-- start Materials provided --

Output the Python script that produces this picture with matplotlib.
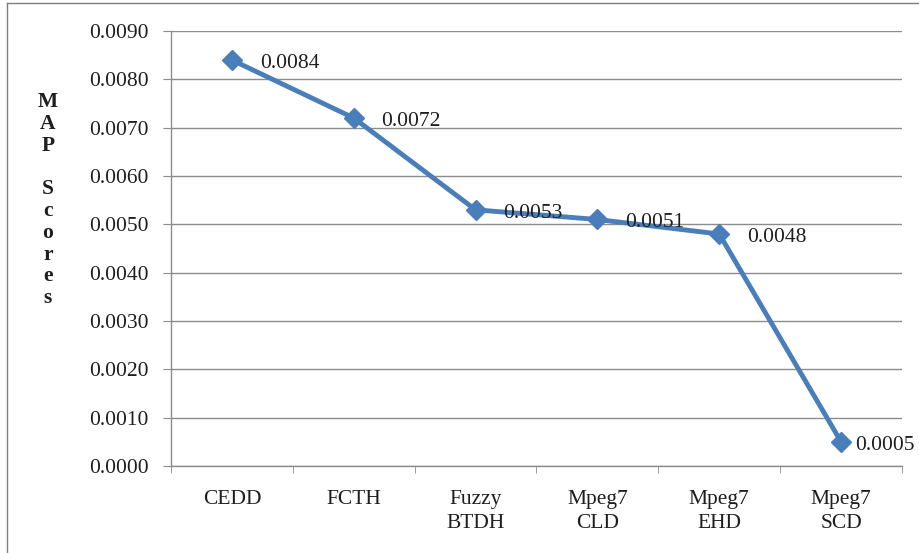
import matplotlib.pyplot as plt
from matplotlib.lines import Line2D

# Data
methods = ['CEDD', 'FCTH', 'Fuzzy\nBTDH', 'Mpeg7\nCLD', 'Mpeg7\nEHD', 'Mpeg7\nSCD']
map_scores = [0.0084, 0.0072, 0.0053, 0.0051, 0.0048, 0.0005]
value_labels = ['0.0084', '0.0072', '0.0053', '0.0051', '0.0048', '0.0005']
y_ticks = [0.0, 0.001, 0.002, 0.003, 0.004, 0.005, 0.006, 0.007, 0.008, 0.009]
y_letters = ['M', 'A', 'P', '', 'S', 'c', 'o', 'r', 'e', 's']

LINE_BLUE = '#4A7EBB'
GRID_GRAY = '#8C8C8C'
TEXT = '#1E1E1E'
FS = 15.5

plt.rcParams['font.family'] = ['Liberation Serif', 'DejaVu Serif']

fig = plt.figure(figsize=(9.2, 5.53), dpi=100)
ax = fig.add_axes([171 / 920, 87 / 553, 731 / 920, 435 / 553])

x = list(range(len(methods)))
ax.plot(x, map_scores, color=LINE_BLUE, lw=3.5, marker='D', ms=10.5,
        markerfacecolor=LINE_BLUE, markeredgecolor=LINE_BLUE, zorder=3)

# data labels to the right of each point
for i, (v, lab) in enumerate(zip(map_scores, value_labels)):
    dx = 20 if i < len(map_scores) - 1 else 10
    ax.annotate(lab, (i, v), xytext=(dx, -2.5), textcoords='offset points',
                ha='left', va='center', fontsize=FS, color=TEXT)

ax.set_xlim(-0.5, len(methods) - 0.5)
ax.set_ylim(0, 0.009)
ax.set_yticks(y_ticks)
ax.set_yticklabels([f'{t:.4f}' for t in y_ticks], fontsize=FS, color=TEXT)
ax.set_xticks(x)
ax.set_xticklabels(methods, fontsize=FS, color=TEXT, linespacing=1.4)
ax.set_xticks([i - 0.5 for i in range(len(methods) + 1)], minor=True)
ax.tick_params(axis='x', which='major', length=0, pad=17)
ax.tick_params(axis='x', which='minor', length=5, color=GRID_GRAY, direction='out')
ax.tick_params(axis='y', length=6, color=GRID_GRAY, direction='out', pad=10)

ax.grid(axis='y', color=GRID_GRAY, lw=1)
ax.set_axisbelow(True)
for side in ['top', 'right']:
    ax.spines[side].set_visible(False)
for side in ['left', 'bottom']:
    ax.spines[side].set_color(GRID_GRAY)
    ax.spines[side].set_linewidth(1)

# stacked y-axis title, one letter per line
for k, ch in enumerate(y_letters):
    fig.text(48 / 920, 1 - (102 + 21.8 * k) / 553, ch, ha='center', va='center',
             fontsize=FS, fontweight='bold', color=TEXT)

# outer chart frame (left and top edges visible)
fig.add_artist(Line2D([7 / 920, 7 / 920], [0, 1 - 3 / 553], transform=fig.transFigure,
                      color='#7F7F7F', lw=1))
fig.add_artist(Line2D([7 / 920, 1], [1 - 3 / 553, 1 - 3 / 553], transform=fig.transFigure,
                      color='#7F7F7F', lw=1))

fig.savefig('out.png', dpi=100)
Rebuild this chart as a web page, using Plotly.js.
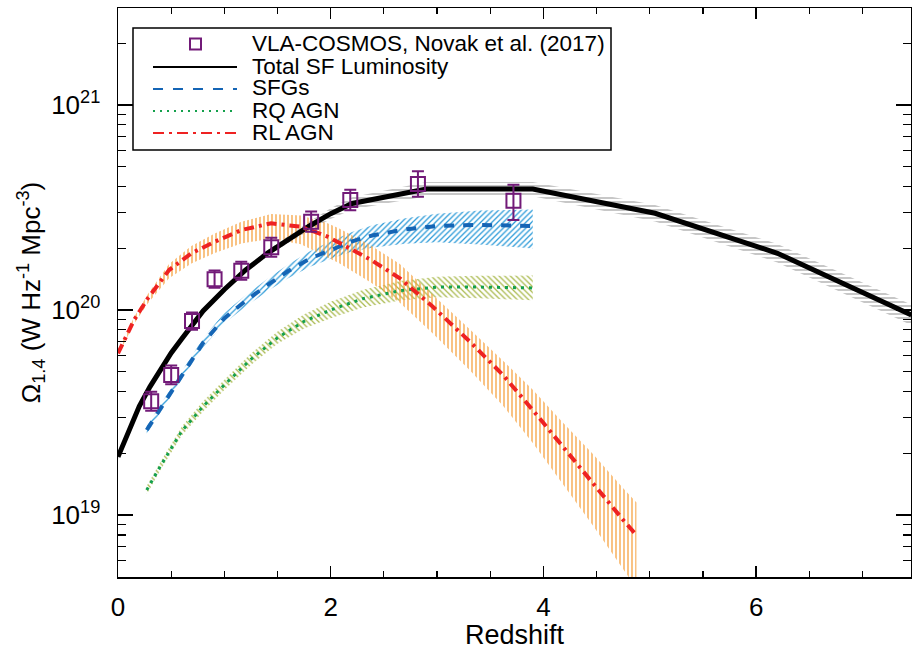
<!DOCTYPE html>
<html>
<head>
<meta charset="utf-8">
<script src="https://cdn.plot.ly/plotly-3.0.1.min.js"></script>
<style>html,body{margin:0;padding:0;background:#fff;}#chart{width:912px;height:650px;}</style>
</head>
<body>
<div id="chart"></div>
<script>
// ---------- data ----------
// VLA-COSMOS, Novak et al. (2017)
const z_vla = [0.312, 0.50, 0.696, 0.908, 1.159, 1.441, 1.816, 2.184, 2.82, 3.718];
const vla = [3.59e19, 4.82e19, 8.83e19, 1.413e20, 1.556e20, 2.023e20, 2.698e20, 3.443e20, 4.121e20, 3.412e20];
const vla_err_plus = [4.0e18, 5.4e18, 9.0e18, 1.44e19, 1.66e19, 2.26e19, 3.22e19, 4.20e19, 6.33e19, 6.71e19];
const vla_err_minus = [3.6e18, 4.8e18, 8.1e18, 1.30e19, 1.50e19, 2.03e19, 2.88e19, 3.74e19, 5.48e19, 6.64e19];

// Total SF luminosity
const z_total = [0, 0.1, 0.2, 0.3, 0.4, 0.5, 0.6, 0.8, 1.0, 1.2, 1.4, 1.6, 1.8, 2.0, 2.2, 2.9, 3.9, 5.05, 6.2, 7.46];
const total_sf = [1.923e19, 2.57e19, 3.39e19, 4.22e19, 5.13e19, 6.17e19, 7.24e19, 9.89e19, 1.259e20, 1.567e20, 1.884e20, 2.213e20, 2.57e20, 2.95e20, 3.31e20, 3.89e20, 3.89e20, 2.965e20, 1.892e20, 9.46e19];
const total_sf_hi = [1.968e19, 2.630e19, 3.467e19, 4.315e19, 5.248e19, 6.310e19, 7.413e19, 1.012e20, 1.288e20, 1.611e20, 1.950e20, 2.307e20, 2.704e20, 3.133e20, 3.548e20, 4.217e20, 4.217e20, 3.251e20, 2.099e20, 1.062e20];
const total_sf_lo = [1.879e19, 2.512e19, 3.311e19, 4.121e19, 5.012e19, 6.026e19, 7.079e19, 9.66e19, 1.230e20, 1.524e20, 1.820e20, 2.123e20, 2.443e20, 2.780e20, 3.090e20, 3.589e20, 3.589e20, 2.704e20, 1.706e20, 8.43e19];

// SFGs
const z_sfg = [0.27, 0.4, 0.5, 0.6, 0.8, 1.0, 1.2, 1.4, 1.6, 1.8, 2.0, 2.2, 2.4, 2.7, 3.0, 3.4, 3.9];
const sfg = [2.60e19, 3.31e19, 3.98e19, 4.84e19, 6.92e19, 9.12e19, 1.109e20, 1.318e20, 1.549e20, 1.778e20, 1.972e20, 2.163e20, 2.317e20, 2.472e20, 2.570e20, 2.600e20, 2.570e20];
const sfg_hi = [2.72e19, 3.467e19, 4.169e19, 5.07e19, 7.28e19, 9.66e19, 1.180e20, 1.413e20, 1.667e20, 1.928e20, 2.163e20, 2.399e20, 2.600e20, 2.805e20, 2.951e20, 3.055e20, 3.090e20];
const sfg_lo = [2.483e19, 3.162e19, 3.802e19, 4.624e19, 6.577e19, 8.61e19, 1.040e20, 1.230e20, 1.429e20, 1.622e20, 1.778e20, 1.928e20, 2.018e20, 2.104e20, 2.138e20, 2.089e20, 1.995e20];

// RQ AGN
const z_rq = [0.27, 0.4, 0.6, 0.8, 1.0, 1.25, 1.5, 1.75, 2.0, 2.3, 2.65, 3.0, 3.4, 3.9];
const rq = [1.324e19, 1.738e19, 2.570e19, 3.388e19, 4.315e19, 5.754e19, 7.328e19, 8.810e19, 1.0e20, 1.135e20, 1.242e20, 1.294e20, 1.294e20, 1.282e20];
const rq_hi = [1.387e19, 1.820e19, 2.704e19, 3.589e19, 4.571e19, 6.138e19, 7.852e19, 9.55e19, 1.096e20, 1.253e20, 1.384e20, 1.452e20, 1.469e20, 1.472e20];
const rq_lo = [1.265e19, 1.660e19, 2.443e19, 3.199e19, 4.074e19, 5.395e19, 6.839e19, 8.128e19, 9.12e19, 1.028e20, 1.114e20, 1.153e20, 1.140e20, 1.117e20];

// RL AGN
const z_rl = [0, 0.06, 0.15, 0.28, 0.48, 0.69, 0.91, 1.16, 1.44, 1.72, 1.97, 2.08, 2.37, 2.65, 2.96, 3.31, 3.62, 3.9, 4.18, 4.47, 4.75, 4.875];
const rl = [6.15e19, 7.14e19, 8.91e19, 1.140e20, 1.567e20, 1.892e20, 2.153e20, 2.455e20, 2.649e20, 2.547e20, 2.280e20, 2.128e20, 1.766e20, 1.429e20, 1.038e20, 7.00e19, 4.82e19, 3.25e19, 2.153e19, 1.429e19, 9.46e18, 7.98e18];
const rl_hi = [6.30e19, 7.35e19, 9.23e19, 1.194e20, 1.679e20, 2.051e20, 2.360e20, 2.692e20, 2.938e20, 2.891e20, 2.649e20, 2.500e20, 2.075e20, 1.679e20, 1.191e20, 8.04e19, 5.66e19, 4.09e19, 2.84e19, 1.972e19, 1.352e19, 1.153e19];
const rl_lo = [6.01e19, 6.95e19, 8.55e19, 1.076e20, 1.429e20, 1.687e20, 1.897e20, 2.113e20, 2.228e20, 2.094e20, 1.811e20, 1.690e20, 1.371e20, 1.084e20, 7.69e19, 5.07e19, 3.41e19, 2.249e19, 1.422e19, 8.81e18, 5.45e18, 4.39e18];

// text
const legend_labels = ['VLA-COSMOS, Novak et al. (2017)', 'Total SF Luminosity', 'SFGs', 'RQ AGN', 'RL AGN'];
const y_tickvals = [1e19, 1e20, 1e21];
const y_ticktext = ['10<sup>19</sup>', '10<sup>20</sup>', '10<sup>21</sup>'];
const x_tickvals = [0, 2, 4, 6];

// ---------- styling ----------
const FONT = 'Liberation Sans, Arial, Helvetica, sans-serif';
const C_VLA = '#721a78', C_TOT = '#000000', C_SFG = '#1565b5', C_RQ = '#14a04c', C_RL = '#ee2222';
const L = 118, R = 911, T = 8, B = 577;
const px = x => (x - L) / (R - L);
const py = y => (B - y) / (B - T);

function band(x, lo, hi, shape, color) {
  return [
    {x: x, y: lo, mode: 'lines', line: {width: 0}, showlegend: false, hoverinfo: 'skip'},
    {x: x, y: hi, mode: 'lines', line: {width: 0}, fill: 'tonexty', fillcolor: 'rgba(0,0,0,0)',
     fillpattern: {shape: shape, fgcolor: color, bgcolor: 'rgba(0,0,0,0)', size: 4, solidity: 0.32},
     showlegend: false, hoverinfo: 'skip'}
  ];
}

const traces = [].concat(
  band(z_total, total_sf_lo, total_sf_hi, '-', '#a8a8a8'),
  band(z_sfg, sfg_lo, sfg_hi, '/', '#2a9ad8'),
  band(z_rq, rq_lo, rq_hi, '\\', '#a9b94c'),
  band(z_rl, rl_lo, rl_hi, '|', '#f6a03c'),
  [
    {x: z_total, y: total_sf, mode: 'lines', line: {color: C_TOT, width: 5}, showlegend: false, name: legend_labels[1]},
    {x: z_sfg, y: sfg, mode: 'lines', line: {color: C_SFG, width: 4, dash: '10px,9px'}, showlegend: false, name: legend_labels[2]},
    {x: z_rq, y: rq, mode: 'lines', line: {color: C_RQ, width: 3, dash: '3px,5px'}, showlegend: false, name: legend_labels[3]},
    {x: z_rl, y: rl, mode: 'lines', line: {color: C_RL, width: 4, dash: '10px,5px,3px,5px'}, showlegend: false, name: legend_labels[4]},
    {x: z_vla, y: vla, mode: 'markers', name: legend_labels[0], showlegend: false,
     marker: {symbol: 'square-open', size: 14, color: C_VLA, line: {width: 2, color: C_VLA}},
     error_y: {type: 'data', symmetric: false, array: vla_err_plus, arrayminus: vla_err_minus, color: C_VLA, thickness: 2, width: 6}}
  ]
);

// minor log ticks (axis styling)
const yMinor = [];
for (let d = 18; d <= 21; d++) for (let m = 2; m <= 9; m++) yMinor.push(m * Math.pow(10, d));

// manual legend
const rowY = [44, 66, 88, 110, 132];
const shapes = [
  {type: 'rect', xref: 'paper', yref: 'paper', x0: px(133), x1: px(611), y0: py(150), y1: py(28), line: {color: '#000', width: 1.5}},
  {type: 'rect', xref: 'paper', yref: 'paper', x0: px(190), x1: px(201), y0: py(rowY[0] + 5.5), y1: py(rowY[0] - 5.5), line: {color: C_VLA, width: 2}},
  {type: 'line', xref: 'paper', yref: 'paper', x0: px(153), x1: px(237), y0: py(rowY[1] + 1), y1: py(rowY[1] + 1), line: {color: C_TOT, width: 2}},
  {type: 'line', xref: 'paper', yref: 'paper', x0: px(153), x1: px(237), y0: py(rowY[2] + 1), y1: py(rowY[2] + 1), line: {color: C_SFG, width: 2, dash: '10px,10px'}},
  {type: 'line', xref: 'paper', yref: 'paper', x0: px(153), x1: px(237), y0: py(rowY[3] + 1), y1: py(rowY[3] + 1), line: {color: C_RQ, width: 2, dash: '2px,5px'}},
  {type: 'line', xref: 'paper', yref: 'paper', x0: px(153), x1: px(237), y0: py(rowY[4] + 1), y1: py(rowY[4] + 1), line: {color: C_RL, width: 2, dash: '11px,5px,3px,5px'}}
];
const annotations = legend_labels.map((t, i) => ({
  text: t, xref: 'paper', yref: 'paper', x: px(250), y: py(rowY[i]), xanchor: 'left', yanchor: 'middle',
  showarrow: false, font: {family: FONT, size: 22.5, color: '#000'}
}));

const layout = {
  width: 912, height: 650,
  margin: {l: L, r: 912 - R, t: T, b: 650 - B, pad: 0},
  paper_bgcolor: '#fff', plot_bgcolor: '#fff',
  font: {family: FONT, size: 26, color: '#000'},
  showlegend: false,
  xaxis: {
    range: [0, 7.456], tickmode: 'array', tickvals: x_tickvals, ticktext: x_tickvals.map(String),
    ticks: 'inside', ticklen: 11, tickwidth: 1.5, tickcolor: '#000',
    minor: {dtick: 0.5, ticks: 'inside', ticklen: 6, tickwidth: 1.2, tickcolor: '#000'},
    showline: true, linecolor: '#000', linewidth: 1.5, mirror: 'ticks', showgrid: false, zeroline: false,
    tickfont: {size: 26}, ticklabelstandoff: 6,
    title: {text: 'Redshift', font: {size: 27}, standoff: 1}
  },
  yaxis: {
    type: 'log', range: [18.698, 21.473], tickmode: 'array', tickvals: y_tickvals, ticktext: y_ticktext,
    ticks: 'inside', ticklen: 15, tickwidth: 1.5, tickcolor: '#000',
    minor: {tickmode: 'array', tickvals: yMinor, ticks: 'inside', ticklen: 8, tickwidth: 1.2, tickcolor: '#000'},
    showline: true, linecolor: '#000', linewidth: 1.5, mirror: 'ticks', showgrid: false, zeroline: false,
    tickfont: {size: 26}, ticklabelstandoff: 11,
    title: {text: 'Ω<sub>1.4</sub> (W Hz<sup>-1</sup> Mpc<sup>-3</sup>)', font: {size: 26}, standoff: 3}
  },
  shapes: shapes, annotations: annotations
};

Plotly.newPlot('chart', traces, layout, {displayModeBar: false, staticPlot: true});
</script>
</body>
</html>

-- end Materials provided --

== Required task ==
Word for word, repeat the lines above from the one with "Rebuild this chart" through the one with "2.704e20, 1.706e20, 8.43e19];", and nothing beyond them. Omit the pictures.

== The answer ==
Rebuild this chart as a web page, using Plotly.js.
<!DOCTYPE html>
<html>
<head>
<meta charset="utf-8">
<script src="https://cdn.plot.ly/plotly-3.0.1.min.js"></script>
<style>html,body{margin:0;padding:0;background:#fff;}#chart{width:912px;height:650px;}</style>
</head>
<body>
<div id="chart"></div>
<script>
// ---------- data ----------
// VLA-COSMOS, Novak et al. (2017)
const z_vla = [0.312, 0.50, 0.696, 0.908, 1.159, 1.441, 1.816, 2.184, 2.82, 3.718];
const vla = [3.59e19, 4.82e19, 8.83e19, 1.413e20, 1.556e20, 2.023e20, 2.698e20, 3.443e20, 4.121e20, 3.412e20];
const vla_err_plus = [4.0e18, 5.4e18, 9.0e18, 1.44e19, 1.66e19, 2.26e19, 3.22e19, 4.20e19, 6.33e19, 6.71e19];
const vla_err_minus = [3.6e18, 4.8e18, 8.1e18, 1.30e19, 1.50e19, 2.03e19, 2.88e19, 3.74e19, 5.48e19, 6.64e19];

// Total SF luminosity
const z_total = [0, 0.1, 0.2, 0.3, 0.4, 0.5, 0.6, 0.8, 1.0, 1.2, 1.4, 1.6, 1.8, 2.0, 2.2, 2.9, 3.9, 5.05, 6.2, 7.46];
const total_sf = [1.923e19, 2.57e19, 3.39e19, 4.22e19, 5.13e19, 6.17e19, 7.24e19, 9.89e19, 1.259e20, 1.567e20, 1.884e20, 2.213e20, 2.57e20, 2.95e20, 3.31e20, 3.89e20, 3.89e20, 2.965e20, 1.892e20, 9.46e19];
const total_sf_hi = [1.968e19, 2.630e19, 3.467e19, 4.315e19, 5.248e19, 6.310e19, 7.413e19, 1.012e20, 1.288e20, 1.611e20, 1.950e20, 2.307e20, 2.704e20, 3.133e20, 3.548e20, 4.217e20, 4.217e20, 3.251e20, 2.099e20, 1.062e20];
const total_sf_lo = [1.879e19, 2.512e19, 3.311e19, 4.121e19, 5.012e19, 6.026e19, 7.079e19, 9.66e19, 1.230e20, 1.524e20, 1.820e20, 2.123e20, 2.443e20, 2.780e20, 3.090e20, 3.589e20, 3.589e20, 2.704e20, 1.706e20, 8.43e19];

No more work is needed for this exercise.